Child abuse cases that involve accusations of witchcraft and exorcism appear to be on the rise.
The Metropolitan Police's specialist faith-based abuse team, known as Project Violet, has identified 60 incidents so far in 2015.
In one incident, a nine-year-old boy was called a "devil child" and thrown out of his home by his parents, detectives revealed.
The figures are part of a BBC investigation, which noted that half of UK police forces do not differentiate such cases and many local authorities are unable to provide statistics on he number of such case.

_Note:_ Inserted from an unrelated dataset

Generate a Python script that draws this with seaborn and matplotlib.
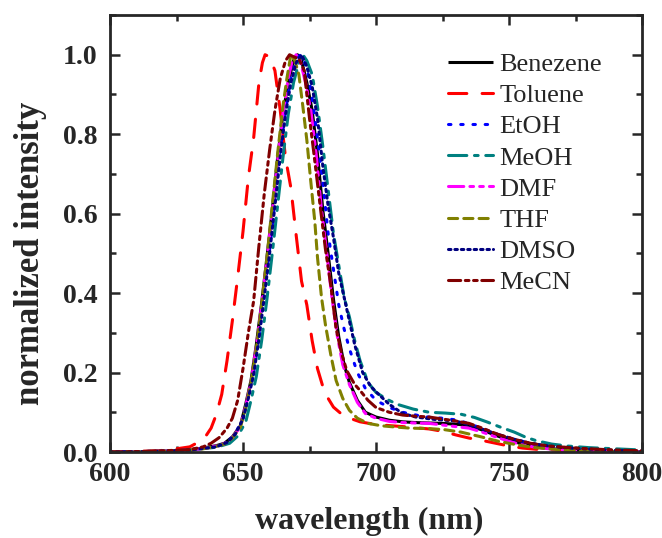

But a Freedom of Information request to councils across the UK showed 31 instances of a child being accused of witchcraft or possession by spirits in 2014, compared to 21 cases in 2013 and ten in 2012.

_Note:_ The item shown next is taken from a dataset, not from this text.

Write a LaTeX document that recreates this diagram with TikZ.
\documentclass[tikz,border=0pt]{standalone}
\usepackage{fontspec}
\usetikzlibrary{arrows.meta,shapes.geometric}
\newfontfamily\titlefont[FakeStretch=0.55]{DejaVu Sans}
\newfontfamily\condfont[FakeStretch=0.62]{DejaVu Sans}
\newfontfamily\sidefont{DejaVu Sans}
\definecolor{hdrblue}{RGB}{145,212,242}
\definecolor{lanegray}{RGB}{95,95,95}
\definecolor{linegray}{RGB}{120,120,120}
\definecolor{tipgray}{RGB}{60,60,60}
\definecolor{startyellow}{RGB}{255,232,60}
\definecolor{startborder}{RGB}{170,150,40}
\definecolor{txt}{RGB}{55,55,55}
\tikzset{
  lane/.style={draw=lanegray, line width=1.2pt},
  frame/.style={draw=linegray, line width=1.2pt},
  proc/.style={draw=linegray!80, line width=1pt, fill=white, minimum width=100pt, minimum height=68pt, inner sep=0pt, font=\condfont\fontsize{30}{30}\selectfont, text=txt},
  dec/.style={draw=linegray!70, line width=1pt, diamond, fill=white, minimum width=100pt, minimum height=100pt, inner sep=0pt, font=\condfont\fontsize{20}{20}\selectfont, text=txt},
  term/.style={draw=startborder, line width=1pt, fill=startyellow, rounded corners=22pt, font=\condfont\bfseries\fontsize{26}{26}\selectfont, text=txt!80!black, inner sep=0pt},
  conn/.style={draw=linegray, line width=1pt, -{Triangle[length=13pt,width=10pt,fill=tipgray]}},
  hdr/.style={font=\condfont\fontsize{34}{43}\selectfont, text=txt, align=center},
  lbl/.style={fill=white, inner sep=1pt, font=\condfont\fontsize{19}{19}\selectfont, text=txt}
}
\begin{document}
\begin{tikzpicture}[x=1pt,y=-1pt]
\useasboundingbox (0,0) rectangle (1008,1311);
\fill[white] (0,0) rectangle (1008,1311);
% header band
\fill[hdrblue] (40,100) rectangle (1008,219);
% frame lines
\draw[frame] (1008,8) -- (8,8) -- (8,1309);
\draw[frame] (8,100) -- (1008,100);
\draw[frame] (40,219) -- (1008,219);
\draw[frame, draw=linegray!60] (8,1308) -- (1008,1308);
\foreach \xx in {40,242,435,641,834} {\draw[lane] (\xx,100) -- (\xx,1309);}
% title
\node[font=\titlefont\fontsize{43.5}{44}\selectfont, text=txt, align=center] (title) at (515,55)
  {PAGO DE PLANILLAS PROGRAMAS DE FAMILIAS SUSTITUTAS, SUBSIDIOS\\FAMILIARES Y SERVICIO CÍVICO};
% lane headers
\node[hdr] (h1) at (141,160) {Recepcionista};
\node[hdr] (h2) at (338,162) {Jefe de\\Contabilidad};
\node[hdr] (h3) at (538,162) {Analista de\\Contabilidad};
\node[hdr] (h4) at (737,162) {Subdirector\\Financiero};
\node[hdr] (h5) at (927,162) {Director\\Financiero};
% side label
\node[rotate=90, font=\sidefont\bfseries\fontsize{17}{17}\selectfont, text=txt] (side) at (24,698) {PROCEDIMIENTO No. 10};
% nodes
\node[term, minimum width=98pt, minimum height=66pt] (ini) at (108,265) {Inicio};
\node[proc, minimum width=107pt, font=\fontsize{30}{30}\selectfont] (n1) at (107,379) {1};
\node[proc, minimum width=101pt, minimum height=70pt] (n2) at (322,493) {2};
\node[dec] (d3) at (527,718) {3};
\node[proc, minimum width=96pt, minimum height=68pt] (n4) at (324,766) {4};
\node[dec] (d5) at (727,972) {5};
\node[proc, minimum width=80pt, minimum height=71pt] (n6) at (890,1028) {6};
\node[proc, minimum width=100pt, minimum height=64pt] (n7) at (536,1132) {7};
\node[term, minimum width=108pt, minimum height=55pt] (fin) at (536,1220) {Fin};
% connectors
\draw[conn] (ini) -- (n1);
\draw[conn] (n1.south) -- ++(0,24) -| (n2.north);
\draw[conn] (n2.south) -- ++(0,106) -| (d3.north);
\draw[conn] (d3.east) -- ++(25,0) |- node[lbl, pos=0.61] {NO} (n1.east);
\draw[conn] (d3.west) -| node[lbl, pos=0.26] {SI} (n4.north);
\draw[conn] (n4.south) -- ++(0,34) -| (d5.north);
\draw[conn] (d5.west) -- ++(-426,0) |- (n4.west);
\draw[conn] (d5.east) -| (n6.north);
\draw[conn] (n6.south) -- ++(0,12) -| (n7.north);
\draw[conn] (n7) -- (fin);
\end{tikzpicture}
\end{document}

Detective Sergeant Terry Sharpe, from Project Violet, said cases remain "small in number" but "there has been a significant increase".
Speaking to BBC Radio 5 Live Investigates, he said: "You'll get the actual physical abuse and injuries taking place, and in the worst case scenario we've had some homicides as well."
Debbie Ariyo, founder of Africans Unite Against Child Abuse, said that within churches there is often a financial motivation behind claims.
She said: "The pastor says there's a witch in this church today; looks around and points to a child - that means public humiliation for the family.
"The next step is exorcism which is not done for free. It's a money-making scam."
But she warned against viewing the issue as solely affecting the African community, adding that her organisation has supported victims from other faiths and cultural backgrounds.
Previous high-profile cases have included the murder of Kristy Bamu, 15, who was tortured and drowned by his sister and her boyfriend in 2010 after they accused him of being involved in witchcraft.